Thursday, June 23, 2005
Eminent Domain Case
For those of you who do not follow the Supreme Court decisions as closely as I do, Kelo v. New London was handed down today, bringing with it a stinging defeat for all private property owners across the country. The facts of the case, very briefly, are as follows: New London, Connecticut, attempted to exercise its eminent domain power by purchasing, then razing, the homes and businesses of several dozen residents in order to make way for a new health club, office building and hotel. Many of the residents' families had lived in those homes for generations. The eminent domain power of local and state governments allows municipalities to appropriate private property to facilitate construction of public works, utilities, and when an area is "blighted." Some of us crazies think that even that is going too far against the rights of private property owners, but such is the law. What today's ruling does, however, is extend the power of eminent domain miles further down the road towards communal living. The Supreme Court ruled that municipalities may take (take is actually the appropriate constitutional word) private property in order to increase the tax base through private development. Here is an example. Your house is in a really prime real estate location in a city with a diminishing tax base.
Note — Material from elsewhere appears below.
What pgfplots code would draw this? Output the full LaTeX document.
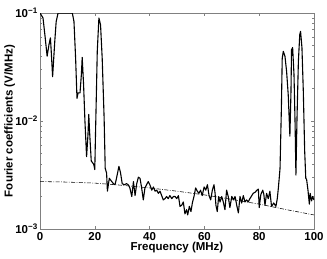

So, the city takes your house and land, then turns around and sells it to a PRIVATE DEVELOPER so he can build luxury condominiums there, thus increasing the tax base, and benefiting the community. According to the Court, localities are in a better position to determine what will benefit the community. That's right - economic prognostication is now a legitimate tool of eminent domain. I wonder whether the 'town' of Berkeley, California, believes that it is 'economically beneficial' to socialize all property, and allow the government to make any and all decisions concerning development? If so, this decisions seems to allow them the right to take (for 'just compensation,' a term with quite a bit of litigation wiggle room) the private property of everyone within the city limits, as long as they believe it will create jobs and increase tax revenue. As Justice O'Connor points out in her dissent (quite a good piece of writing, too, you should check it out when it gets posted at www.supremecourtus.gov), this decision will hamstring small business owners at the expense of large conglomerates. This is a dark day for the 5th Amendment.